Tad thought about his route for a minute. Out the front gate and along the road was longer. But walking along the beach through the sand would be harder. The road would be noisier, all the traffic. The beach would be hot. He’d have to walk around cars parked on the highway. He didn’t need any more obstacles at the moment. Until he got his medicine mixed and working, just breathing was an effort.
Okay, the beach. He headed for the deck stairs.
Michaels said, “One of those three or four houses?”
Howard drove, Michaels rode shotgun, Jay sat in the back. As they idled slowly along the highway, looking toward the beach, Jay said, “Got to be. Permit specifies this part of the beach. That sandwich shop over there is in the movie. I pulled it up and scanned location shots. That house to the far left was built two years ago, so it wasn’t there then.”
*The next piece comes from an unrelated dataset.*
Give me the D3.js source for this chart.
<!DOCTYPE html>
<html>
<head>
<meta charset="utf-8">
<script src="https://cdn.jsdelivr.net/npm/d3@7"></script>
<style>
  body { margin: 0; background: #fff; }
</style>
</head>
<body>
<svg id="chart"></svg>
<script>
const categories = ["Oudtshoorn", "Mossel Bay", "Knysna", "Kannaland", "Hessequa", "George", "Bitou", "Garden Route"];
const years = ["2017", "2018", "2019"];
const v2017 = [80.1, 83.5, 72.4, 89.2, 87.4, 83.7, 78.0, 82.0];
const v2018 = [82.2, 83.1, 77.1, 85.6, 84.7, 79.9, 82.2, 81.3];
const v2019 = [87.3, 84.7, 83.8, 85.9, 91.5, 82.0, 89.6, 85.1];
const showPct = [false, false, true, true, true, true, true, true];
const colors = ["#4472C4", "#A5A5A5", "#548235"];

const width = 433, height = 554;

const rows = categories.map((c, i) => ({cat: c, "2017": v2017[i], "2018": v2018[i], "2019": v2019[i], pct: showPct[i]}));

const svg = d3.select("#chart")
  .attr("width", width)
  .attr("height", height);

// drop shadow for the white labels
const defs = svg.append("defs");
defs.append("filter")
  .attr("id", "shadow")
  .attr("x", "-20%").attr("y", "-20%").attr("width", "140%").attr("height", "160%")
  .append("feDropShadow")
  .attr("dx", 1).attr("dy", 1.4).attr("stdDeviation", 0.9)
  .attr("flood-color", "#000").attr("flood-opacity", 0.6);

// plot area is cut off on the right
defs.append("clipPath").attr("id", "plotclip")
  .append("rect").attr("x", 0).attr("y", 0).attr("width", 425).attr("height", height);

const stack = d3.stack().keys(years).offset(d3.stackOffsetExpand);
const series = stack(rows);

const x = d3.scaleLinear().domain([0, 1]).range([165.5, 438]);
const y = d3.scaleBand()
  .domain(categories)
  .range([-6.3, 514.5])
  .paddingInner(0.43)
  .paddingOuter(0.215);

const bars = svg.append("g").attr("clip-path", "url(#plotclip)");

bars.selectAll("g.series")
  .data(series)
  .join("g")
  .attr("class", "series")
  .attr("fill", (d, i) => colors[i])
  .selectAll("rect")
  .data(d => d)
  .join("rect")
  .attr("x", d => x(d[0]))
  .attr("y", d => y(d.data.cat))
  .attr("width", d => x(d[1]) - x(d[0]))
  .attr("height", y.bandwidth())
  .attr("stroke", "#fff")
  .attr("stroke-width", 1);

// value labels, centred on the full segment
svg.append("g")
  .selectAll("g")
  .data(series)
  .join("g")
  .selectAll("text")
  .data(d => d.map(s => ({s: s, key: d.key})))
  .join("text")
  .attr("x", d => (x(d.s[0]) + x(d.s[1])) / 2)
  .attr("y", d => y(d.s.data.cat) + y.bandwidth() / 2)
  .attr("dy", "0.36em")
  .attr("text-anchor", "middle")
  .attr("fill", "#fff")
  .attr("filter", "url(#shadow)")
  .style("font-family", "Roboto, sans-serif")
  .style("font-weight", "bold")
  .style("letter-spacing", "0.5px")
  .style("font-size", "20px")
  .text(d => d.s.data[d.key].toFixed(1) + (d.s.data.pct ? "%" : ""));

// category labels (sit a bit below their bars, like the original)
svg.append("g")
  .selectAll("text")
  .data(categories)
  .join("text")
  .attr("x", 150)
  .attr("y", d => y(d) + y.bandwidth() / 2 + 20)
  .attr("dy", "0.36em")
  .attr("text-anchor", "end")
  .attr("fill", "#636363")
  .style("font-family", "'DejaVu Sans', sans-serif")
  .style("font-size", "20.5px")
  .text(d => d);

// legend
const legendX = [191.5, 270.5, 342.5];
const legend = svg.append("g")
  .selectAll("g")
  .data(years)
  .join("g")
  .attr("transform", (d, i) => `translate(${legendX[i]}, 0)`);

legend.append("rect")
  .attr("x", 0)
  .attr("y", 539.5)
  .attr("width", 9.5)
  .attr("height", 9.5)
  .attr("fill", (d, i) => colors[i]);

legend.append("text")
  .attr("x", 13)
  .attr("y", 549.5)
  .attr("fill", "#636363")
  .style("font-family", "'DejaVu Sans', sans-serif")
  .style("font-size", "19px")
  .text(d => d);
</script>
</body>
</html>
“Do we have owners on these?”
“Yes. The pinkish one is owned by the actress Lorrie DeVivio. She got it in the divorce settlement with her fifth ex-husband Jessel Tammens, the movie producer.”
“DeVivio is what… sixty and rich? Hard to image her making and peddling dope,” Howard said.
“Ah, you know the old movie stars, eh, General?”
“She won an Oscar,” Howard said. “And not for her looks.”
“What about the other houses?”
“Second one belongs to the chairman of the board of the Yokohama-USA Bank. He’s also sixty-something and also richer than God.
“Third one, the pale blue and white one, is owned by a corporation called Projects, Inc. Some kind of corporate retreat, maybe. I’m running down the incorporation stuff now. They are out of Delaware.
“Fourth one belongs to one Saul Horowitz. Don’t know who Solly is, and the searchbots haven’t been more forthcoming so far.”
“That sounds promising. Pull over there, into that restaurant lot, and let’s think about this for a minute,” Michaels said.
All four of the houses had security gates and fences, at least to the road side. As Howard parked the car, a Mercedes convertible arrived in front of the third house and pulled up to the gate. The car’s top was down, and a sun-bleached blond, deeply tanned young man in a Hawaiian shirt who looked like a surfer held up an electronic remote and pointed it at the heavy steel gate, which slowly swung open to admit his car. He pulled into the drive, and the gate started to close behind him.
“Yo, kahuna dude!” Jay said, in a valley-boy voice, “Surf’s up!” Jay held up his hand, the middle fingers closed, his thumb and little finger extended. He waggled his hand back and forth. “Mahalo!”
“Thank you, Brian Wilson. You get the license plate number?” Michaels said.
“Crap! I’m sorry, boss—”
“It’s a vanity,” Howard said. “P-R-O-J-E-C-T-S.”
“Run it,” Michaels ordered.
Jay, chagrined at his failure to catch the number, dialed up the California DMV and logged in, using his Net Force access code.
A few seconds later, he said, “Car is owned by Projects, Inc.,” he said. “Big surprise there, huh? Looks like you get wheels to go with the house. Nice perks.”